## [The problem]
Write every line out verbatim and omit the pictures.
===== Supplied data
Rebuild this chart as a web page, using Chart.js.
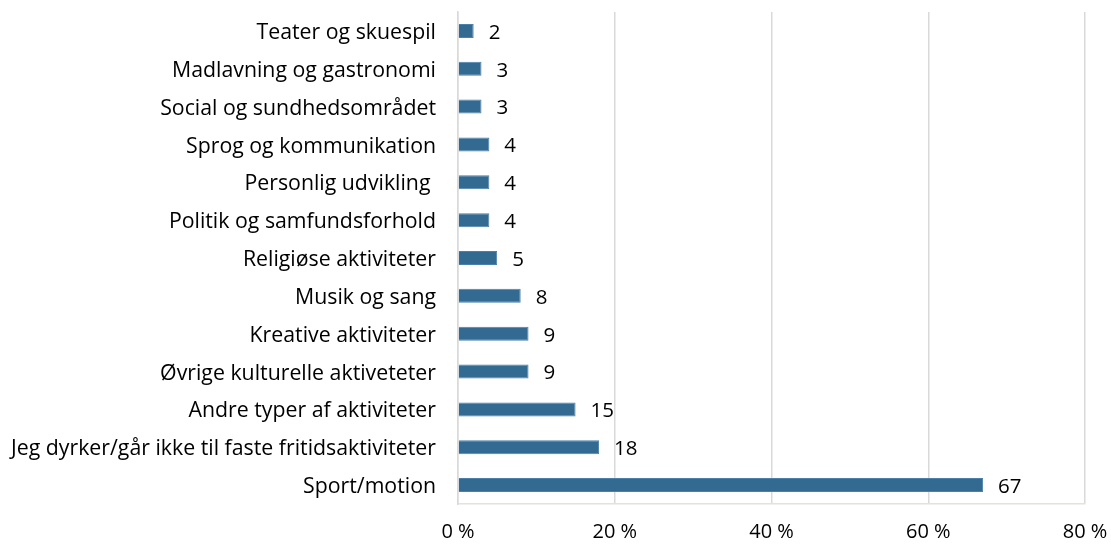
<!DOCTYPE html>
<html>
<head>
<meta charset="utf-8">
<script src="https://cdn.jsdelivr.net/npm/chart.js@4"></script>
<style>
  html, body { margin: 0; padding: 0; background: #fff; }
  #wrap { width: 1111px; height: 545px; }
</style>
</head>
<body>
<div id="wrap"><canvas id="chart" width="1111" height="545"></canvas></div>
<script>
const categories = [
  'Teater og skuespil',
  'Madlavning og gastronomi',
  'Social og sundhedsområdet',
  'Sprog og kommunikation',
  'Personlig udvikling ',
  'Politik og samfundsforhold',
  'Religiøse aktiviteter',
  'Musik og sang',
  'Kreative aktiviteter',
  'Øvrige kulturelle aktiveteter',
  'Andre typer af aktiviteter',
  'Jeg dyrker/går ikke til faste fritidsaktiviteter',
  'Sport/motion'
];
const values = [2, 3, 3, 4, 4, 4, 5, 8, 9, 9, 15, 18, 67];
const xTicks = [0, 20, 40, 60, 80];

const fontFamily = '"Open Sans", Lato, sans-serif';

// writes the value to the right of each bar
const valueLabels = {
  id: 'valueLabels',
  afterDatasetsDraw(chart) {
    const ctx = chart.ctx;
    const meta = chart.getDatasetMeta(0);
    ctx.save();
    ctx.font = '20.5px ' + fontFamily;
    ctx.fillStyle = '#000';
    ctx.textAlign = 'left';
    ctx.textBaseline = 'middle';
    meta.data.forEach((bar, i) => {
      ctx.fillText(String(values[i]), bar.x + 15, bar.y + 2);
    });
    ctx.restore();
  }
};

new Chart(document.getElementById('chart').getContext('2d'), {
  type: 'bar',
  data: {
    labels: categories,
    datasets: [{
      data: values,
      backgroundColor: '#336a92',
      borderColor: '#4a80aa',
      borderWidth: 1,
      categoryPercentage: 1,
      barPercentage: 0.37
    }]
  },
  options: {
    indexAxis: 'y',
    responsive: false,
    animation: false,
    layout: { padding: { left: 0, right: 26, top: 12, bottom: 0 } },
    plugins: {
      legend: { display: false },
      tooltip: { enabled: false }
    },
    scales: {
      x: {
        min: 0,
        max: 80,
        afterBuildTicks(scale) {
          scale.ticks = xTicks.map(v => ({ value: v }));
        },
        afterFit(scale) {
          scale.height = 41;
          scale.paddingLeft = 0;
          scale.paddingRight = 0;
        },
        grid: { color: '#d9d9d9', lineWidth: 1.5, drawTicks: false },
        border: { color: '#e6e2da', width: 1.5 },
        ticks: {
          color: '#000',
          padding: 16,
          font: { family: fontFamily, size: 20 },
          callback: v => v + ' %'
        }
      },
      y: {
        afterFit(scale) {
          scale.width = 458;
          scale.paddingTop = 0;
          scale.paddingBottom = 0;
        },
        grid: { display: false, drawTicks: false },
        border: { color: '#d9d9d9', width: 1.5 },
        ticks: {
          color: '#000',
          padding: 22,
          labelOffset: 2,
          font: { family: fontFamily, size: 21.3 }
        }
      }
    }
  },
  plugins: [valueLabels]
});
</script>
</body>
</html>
==========
## [Result of this task]
Rebuild this chart as a web page, using Chart.js.
<!DOCTYPE html>
<html>
<head>
<meta charset="utf-8">
<script src="https://cdn.jsdelivr.net/npm/chart.js@4"></script>
<style>
  html, body { margin: 0; padding: 0; background: #fff; }
  #wrap { width: 1111px; height: 545px; }
</style>
</head>
<body>
<div id="wrap"><canvas id="chart" width="1111" height="545"></canvas></div>
<script>
const categories = [
  'Teater og skuespil',
  'Madlavning og gastronomi',
  'Social og sundhedsområdet',
  'Sprog og kommunikation',
  'Personlig udvikling ',
  'Politik og samfundsforhold',
  'Religiøse aktiviteter',
  'Musik og sang',
  'Kreative aktiviteter',
  'Øvrige kulturelle aktiveteter',
  'Andre typer af aktiviteter',
  'Jeg dyrker/går ikke til faste fritidsaktiviteter',
  'Sport/motion'
];
const values = [2, 3, 3, 4, 4, 4, 5, 8, 9, 9, 15, 18, 67];
const xTicks = [0, 20, 40, 60, 80];

const fontFamily = '"Open Sans", Lato, sans-serif';

// writes the value to the right of each bar
const valueLabels = {
  id: 'valueLabels',
  afterDatasetsDraw(chart) {
    const ctx = chart.ctx;
    const meta = chart.getDatasetMeta(0);
    ctx.save();
    ctx.font = '20.5px ' + fontFamily;
    ctx.fillStyle = '#000';
    ctx.textAlign = 'left';
    ctx.textBaseline = 'middle';
    meta.data.forEach((bar, i) => {
      ctx.fillText(String(values[i]), bar.x + 15, bar.y + 2);
    });
    ctx.restore();
  }
};

new Chart(document.getElementById('chart').getContext('2d'), {
  type: 'bar',
  data: {
    labels: categories,
    datasets: [{
      data: values,
      backgroundColor: '#336a92',
      borderColor: '#4a80aa',
      borderWidth: 1,
      categoryPercentage: 1,
      barPercentage: 0.37
    }]
  },
  options: {
    indexAxis: 'y',
    responsive: false,
    animation: false,
    layout: { padding: { left: 0, right: 26, top: 12, bottom: 0 } },
    plugins: {
      legend: { display: false },
      tooltip: { enabled: false }
    },
    scales: {
      x: {
        min: 0,
        max: 80,
        afterBuildTicks(scale) {
          scale.ticks = xTicks.map(v => ({ value: v }));
        },
        afterFit(scale) {
          scale.height = 41;
          scale.paddingLeft = 0;
          scale.paddingRight = 0;
        },
        grid: { color: '#d9d9d9', lineWidth: 1.5, drawTicks: false },
        border: { color: '#e6e2da', width: 1.5 },
        ticks: {
          color: '#000',
          padding: 16,
          font: { family: fontFamily, size: 20 },
          callback: v => v + ' %'
        }
      },
      y: {
        afterFit(scale) {
          scale.width = 458;
          scale.paddingTop = 0;
          scale.paddingBottom = 0;
        },
        grid: { display: false, drawTicks: false },
        border: { color: '#d9d9d9', width: 1.5 },
        ticks: {
          color: '#000',
          padding: 22,
          labelOffset: 2,
          font: { family: fontFamily, size: 21.3 }
        }
      }
    }
  },
  plugins: [valueLabels]
});
</script>
</body>
</html>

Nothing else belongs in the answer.